Archie died a beautiful death yesterday. He was 14. We thank the staff at Heritage Veterinary Clinic Sydney Rd Coburg for his swift and gentle send off. Special love to our darling friend Dr. Darrell Gust from Brimbank Veterinary Clinic who regularly took a break from fisting rottweilers, coping with the Chernobyl strength halitosis of Maltese Shitzus with underbites and being savaged by ferrets to care for Archie his entire life.

Archie is survived by Hugo, Charlie and Dom, his dogfather Ian Dowsett and a garbage bag of medication with a street value of $2.4 million. (If you are in the market for some Viagra, Prozac, Malaseb, Pyohex, Furosemide, Vetmedin or Apoquel hit me up.)
Archie was rarely alone for his 14 years and, although It’s fair to say he wasn’t everyone’s favourite dog, (hello to Sam and Helen if you are reading) he was our leg humping, fear biting, face licker and you could not find a dog who was a better friend and ally to cats and kittens.
Archie was an excellent guard dog (apart from that one time five menacing drunk blokes in a ute turned up Anzac Day night looking for me.

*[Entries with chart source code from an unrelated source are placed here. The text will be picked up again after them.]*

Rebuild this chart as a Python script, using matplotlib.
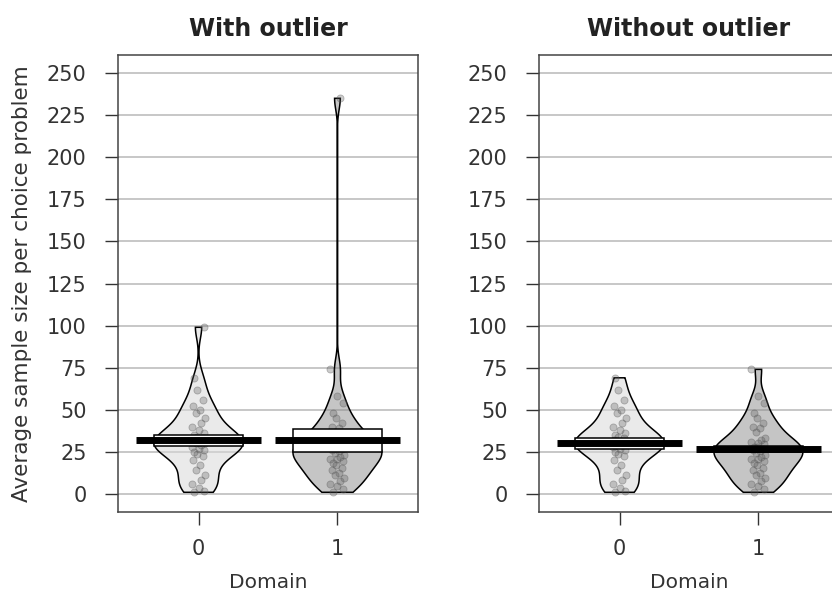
import numpy as np
import matplotlib.pyplot as plt

# average sample size per choice problem
dom0 = [1, 2, 3.5, 6, 8.5, 11, 14, 17, 20, 22.5, 24, 25, 26, 27, 28, 29, 30, 30.5,
        31, 32, 33, 34, 35, 36.5, 38, 40, 42, 45, 48, 50, 52, 56, 62, 69]
dom1 = [1, 3, 4.5, 6, 8, 9.5, 11, 12.5, 14, 15.5, 17, 18.5, 19.5, 20.5, 21, 22,
        23, 24.5, 25.5, 26, 27, 28, 28, 29.5, 30.5, 31, 32, 33.5, 37, 39, 40, 42,
        45, 48, 54, 58, 74]
out0 = 99
out1 = 235

# inference bands around the mean (lo, hi) for domain 0 / 1
band_lo_with = [28.5, 25.0]
band_hi_with = [35.0, 38.5]
band_lo_wo = [27.0, 24.8]
band_hi_wo = [33.5, 28.2]

domains = ["0", "1"]
yticks = np.arange(0, 251, 25)
fills = [(0.85, 0.85, 0.85, 0.55), (0.55, 0.55, 0.55, 0.5)]
jit = np.array([-0.03, 0.04, 0.0, -0.05, 0.02, 0.05, -0.02, 0.01, -0.04, 0.03, -0.01])

fsz = 15


def nrd0(x):
    hi = np.std(x, ddof=1)
    q75, q25 = np.percentile(x, [75, 25])
    lo = min(hi, (q75 - q25) / 1.34)
    return 0.9 * lo * len(x) ** (-0.2)


def bean(ax, x0, vals, fc, lo, hi):
    vals = np.asarray(vals, dtype=float)
    bw = nrd0(vals)
    yy = np.linspace(vals.min(), vals.max(), 512)
    dens = np.exp(-0.5 * ((yy[:, None] - vals[None, :]) / bw) ** 2).sum(axis=1)
    w = dens / dens.max() * 0.32
    xs = np.concatenate([x0 - w, (x0 + w)[::-1]])
    ys = np.concatenate([yy, yy[::-1]])
    ax.fill(xs, ys, facecolor=fc, edgecolor="none", zorder=2)
    ax.fill(xs, ys, facecolor="none", edgecolor="black", lw=1.1, zorder=3)
    jx = x0 + np.resize(jit, len(vals))
    ax.scatter(jx, vals, s=26, color=(0.35, 0.35, 0.35, 0.3),
               edgecolors=(0.35, 0.35, 0.35, 0.4), linewidths=0.6, zorder=4)
    m = vals.mean()
    ax.fill([x0 - 0.32, x0 + 0.32, x0 + 0.32, x0 - 0.32],
            [lo, lo, hi, hi], facecolor="white", edgecolor="black", lw=1.1, zorder=5)
    ax.plot([x0 - 0.45, x0 + 0.45], [m, m], color="black", lw=5,
            solid_capstyle="butt", zorder=6)


fig = plt.figure(figsize=(8.32, 6.08), dpi=100)
ax1 = fig.add_axes([0.1418, 0.1579, 0.3606, 0.7516])
ax2 = fig.add_axes([0.6478, 0.1579, 0.3606, 0.7516])

sets = [
    (ax1, "With outlier", [dom0 + [out0], dom1 + [out1]], band_lo_with, band_hi_with),
    (ax2, "Without outlier", [dom0, dom1], band_lo_wo, band_hi_wo),
]

for ax, title, data, blo, bhi in sets:
    for yv in yticks:
        ax.axhline(yv, color="#b8b8b8", lw=1.1, zorder=1)
    for i in range(2):
        bean(ax, i, data[i], fills[i], blo[i], bhi[i])
    ax.set_xlim(-0.58, 1.58)
    ax.set_ylim(-10.7, 260.7)
    ax.set_yticks(yticks)
    ax.set_xticks([0, 1])
    ax.set_xticklabels(domains)
    ax.tick_params(labelsize=fsz, length=9.5, width=1.0, color="#333333",
                   labelcolor="#333333", pad=13)
    ax.tick_params(axis="x", pad=10)
    for sp in ax.spines.values():
        sp.set_color("#444444")
        sp.set_linewidth(1.1)
    ax.set_title(title, fontsize=fsz + 2, fontweight="bold", color="#222222", pad=14)
    ax.set_xlabel("Domain", fontsize=fsz - 0.5, color="#333333", labelpad=10)

ax1.set_ylabel("Average sample size per choice problem", fontsize=fsz + 0.5,
               color="#333333", labelpad=11)

fig.savefig("out.png", dpi=100)
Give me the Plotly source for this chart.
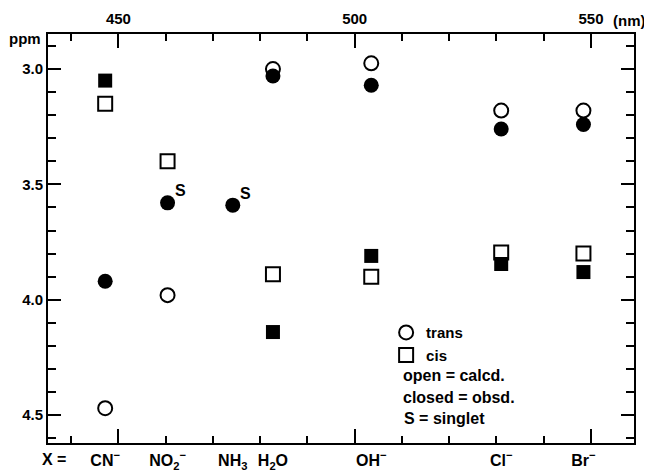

Luckily the sound of their mate Moisty playing The Last Post on our front nature strip on a trumpet didn’t interrupt his evening of doing fuck all while waiting for the occasional sound of a piece of bacon to ‘accidentally’ fall on the kitchen floor.) On the upside he was vigilant protecting us from the danger of a garage door opening a few suburbs away, that one leaf on the magnolia tree that looked like it might rustle, and the visitors to The Chuff Bunker he had met hundreds and hundreds of times.
No pity or sympathy necessary. It’s not a loss , it was a privilege.
Job well done, mission complete. Thank you for your love Archie. You were, indeed, a very good boy.